[START Provided data]
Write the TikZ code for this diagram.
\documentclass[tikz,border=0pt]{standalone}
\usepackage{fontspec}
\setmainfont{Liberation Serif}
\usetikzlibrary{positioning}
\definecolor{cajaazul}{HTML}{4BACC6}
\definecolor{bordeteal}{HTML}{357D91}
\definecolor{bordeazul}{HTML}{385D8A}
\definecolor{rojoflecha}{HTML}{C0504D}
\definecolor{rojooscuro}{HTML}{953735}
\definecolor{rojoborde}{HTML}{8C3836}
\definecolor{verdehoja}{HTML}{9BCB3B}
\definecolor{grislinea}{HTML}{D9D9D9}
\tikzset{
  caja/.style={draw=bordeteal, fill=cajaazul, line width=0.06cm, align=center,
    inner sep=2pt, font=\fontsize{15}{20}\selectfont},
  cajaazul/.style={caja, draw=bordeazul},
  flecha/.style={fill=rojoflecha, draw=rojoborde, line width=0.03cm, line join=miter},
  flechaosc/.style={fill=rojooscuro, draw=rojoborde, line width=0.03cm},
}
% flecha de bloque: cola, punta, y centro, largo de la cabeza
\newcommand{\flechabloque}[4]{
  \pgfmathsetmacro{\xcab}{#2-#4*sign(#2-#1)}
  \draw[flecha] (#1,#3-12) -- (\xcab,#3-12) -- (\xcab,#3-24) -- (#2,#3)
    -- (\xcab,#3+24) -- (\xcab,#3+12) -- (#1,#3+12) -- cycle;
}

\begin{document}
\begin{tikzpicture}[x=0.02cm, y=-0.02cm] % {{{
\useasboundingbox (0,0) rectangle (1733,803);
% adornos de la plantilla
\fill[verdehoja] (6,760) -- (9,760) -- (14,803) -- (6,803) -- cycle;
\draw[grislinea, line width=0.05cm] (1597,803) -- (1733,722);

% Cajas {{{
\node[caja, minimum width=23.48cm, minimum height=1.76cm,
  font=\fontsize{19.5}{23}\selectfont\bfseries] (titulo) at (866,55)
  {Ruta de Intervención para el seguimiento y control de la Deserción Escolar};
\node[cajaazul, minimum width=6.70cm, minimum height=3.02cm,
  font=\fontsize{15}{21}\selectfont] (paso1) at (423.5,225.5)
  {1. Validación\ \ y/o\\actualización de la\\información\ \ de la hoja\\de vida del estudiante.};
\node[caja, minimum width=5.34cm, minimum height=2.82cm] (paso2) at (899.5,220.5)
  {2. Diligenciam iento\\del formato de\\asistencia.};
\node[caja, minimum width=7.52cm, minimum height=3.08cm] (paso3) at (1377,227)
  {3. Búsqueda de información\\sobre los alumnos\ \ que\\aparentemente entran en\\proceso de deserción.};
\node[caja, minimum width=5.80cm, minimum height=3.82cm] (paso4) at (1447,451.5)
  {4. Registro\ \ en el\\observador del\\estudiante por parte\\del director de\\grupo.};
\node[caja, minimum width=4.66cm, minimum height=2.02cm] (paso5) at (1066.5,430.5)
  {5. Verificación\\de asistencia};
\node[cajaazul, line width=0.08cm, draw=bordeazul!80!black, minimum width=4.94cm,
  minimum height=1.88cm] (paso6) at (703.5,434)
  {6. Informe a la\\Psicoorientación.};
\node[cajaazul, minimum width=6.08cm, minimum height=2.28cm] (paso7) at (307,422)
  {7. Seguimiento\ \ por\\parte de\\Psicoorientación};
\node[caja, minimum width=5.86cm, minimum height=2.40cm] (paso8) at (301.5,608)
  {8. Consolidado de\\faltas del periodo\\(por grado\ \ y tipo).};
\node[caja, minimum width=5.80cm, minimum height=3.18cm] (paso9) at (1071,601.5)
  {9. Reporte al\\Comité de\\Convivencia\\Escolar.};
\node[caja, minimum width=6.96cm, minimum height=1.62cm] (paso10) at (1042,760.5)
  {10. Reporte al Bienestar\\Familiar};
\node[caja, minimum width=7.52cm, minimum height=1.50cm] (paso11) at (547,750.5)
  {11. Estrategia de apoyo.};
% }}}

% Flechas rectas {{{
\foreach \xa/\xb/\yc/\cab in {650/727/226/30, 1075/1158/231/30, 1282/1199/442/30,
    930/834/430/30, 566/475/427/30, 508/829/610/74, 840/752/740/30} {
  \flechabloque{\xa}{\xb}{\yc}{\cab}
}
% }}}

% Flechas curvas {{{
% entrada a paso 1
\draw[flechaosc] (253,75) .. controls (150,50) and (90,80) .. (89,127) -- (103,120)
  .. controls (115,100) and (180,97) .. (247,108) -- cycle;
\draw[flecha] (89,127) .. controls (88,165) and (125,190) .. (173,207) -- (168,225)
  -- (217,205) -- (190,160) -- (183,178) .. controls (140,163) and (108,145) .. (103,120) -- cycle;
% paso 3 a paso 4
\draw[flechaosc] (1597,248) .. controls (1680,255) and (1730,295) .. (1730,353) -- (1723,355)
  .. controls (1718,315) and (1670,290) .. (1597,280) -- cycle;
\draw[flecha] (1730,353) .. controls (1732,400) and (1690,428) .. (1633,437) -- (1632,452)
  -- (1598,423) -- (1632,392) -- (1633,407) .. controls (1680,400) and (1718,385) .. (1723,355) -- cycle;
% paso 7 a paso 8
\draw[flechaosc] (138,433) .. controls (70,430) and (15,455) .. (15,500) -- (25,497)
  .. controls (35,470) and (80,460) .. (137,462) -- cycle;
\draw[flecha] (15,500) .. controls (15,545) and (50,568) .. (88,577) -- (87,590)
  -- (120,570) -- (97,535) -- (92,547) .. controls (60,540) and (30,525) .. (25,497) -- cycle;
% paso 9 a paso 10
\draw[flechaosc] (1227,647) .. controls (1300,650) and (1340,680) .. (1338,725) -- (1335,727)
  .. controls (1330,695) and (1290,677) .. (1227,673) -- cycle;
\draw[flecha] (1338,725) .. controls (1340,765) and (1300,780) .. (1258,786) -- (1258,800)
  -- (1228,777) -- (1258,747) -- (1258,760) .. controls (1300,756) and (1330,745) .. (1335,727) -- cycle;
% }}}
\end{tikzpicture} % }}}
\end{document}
[END Provided data]
[START Provided data]
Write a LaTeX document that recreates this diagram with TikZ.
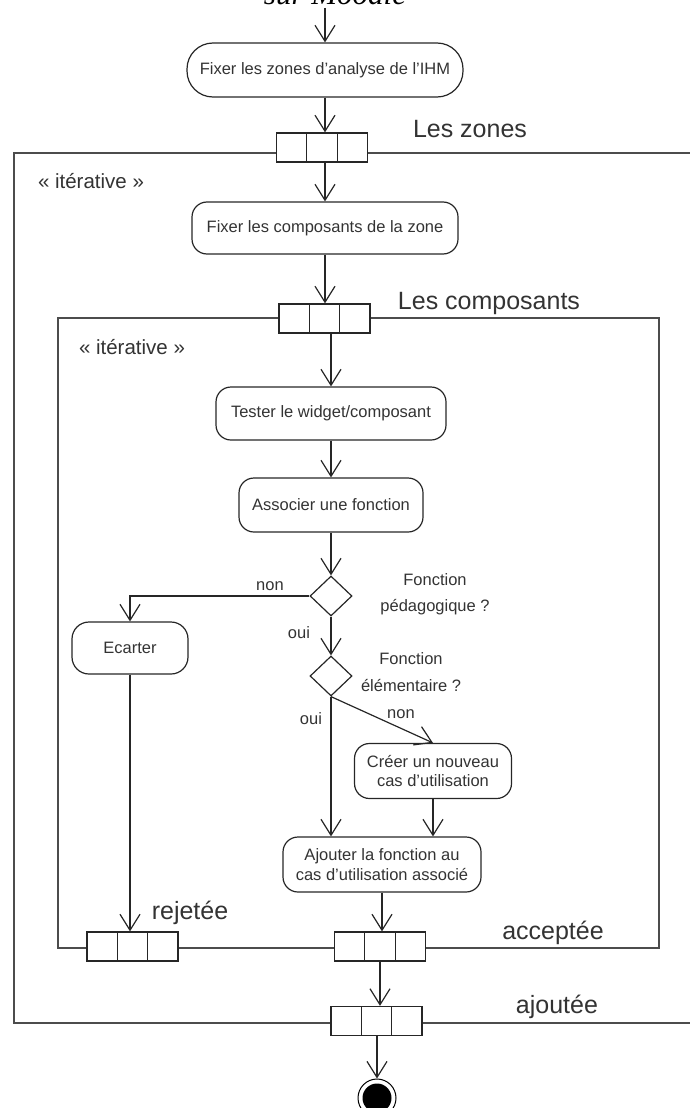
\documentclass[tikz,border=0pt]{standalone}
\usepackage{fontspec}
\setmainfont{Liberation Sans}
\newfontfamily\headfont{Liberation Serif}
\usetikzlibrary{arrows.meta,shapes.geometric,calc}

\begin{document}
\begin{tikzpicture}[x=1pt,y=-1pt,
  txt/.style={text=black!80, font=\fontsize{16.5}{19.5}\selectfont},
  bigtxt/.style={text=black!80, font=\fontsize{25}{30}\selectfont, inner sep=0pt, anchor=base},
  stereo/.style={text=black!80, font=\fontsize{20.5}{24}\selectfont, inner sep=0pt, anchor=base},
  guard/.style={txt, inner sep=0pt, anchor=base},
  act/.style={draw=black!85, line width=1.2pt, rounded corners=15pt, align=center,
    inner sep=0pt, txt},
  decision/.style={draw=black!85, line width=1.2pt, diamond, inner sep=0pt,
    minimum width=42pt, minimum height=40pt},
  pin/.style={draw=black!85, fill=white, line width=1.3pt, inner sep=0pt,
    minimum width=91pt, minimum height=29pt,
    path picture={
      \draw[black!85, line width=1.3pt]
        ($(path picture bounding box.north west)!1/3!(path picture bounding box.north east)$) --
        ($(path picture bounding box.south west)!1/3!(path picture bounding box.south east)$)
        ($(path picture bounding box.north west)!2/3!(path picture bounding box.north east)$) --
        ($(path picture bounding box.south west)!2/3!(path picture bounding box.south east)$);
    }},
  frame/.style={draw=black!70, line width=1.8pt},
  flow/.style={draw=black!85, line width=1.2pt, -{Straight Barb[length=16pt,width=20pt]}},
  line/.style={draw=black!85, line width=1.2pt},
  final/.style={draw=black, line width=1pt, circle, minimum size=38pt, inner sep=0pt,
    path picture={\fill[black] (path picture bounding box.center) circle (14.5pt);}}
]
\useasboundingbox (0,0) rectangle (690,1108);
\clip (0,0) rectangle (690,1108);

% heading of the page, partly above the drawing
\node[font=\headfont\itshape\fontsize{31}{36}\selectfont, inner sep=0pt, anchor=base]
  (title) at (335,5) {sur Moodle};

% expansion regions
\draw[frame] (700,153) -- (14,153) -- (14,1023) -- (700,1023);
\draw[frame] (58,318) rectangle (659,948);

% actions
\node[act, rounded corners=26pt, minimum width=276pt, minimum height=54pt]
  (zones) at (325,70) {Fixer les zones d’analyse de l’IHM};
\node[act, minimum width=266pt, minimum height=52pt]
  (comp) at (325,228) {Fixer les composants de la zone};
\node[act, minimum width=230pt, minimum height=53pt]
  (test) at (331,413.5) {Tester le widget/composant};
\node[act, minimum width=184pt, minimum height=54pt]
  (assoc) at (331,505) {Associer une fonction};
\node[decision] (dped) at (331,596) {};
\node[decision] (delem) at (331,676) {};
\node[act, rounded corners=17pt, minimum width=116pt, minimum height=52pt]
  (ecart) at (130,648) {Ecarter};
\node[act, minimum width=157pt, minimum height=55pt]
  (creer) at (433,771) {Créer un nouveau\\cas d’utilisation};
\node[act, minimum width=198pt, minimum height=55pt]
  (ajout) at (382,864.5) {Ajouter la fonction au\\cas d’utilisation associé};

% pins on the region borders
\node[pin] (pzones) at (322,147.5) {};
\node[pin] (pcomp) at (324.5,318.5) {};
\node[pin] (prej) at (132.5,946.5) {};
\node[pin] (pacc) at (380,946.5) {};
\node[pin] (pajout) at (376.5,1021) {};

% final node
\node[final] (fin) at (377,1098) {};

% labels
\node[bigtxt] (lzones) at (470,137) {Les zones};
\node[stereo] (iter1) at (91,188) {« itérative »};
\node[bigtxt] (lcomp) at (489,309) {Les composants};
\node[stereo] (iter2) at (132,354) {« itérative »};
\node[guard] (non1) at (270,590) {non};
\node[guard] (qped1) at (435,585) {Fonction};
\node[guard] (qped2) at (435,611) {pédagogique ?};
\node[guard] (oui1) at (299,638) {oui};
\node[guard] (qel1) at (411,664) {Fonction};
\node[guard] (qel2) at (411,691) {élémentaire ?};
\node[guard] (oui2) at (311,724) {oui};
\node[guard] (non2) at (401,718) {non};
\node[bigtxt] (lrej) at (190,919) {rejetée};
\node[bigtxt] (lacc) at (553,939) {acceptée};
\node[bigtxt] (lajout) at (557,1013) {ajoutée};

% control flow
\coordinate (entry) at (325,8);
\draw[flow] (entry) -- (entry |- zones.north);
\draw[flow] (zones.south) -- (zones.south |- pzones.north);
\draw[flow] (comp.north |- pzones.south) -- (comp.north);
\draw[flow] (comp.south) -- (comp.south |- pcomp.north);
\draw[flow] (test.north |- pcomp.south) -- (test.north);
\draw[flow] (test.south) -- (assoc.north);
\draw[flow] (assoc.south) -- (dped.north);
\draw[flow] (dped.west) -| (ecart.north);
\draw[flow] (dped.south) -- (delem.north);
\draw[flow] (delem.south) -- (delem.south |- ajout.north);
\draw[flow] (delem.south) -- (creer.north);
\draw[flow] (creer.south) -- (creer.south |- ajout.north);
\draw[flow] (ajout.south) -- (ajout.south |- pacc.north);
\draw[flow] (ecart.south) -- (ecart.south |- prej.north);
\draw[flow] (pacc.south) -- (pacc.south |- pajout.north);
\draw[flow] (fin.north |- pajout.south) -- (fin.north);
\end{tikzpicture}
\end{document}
[END Provided data]
[START Provided data]
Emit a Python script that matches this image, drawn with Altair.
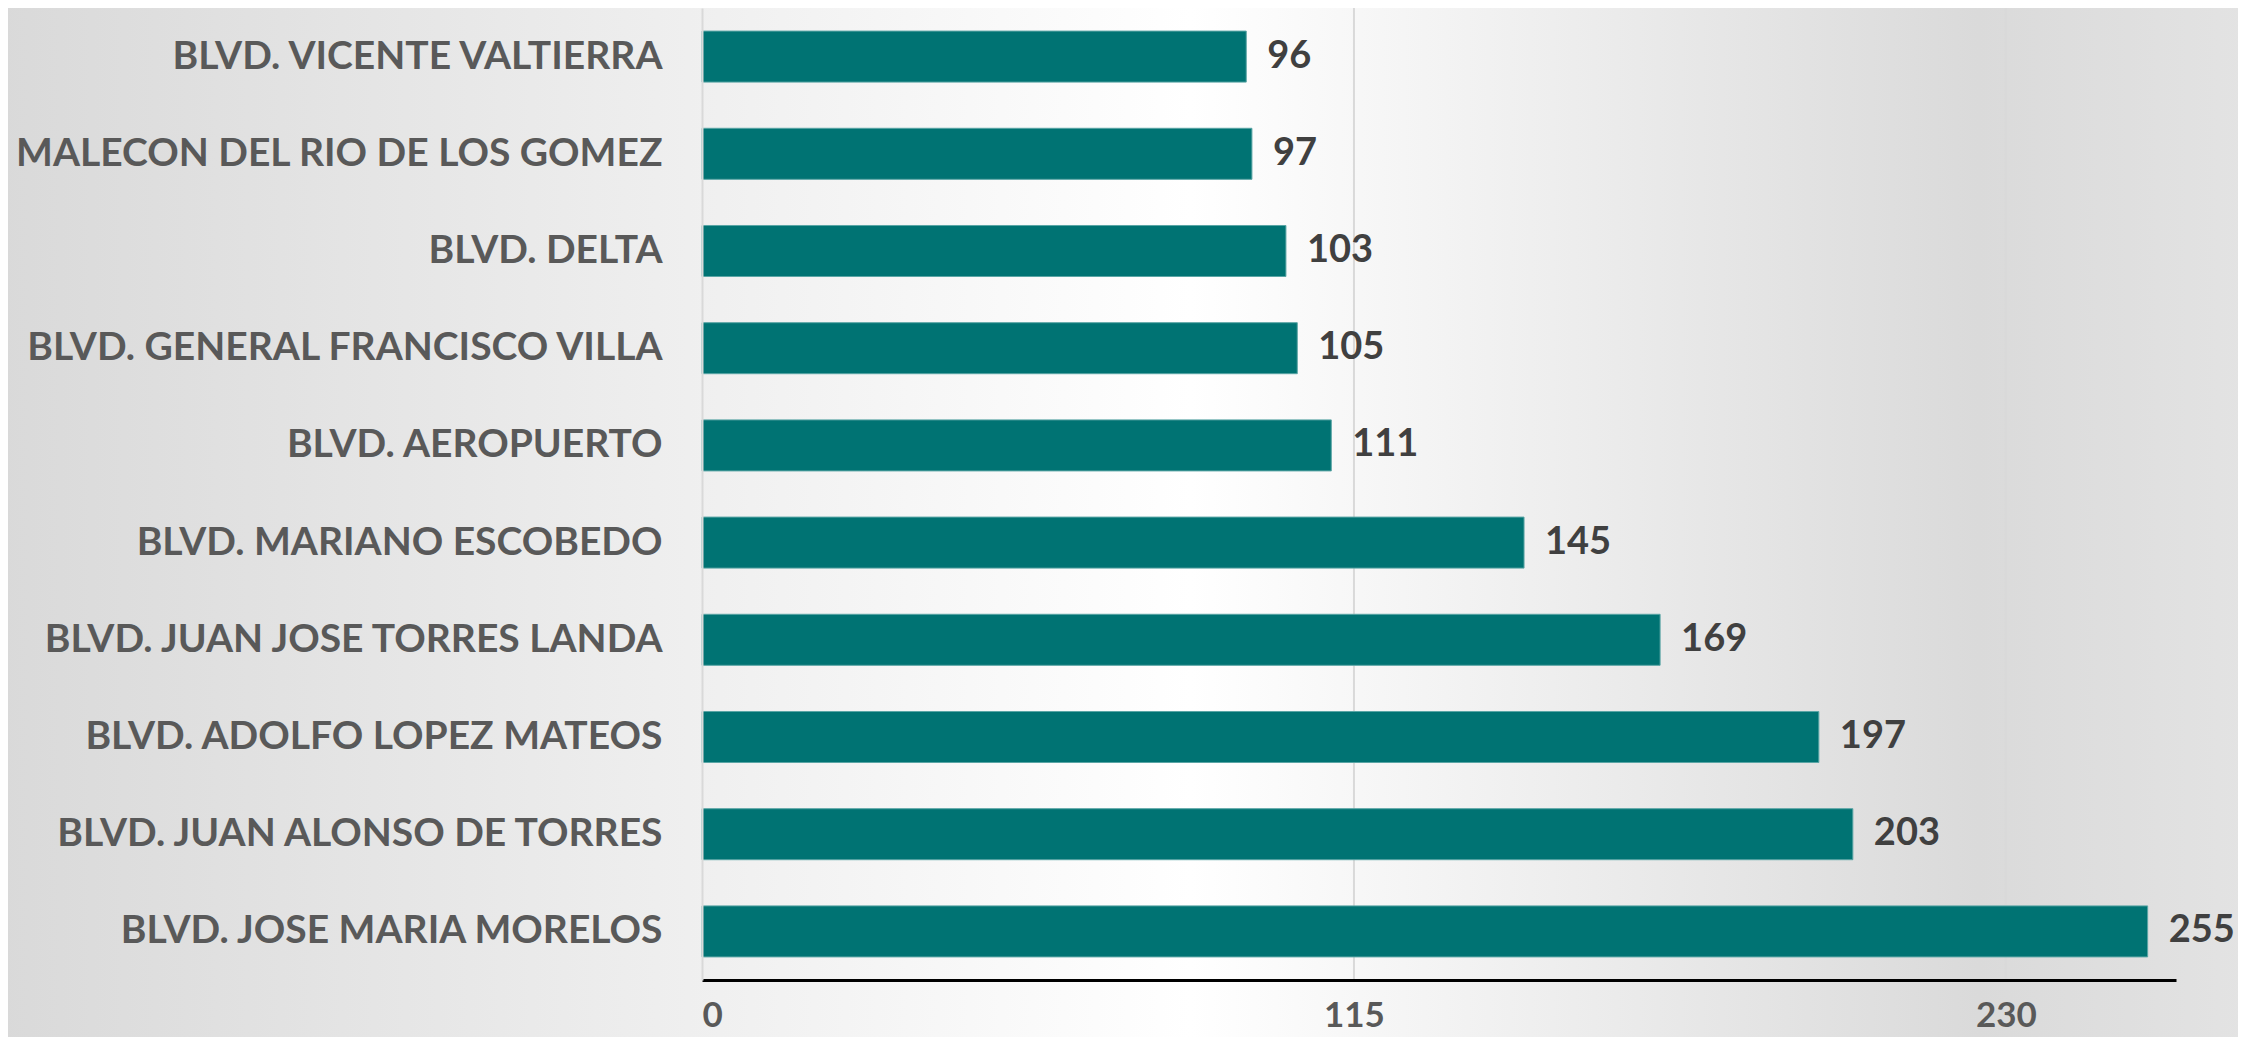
[END Provided data]
**Your goal**
Pick out every line above that contains the word "with" and copy it.

**Task output**
Write a LaTeX document that recreates this diagram with TikZ.
Emit a Python script that matches this image, drawn with Altair.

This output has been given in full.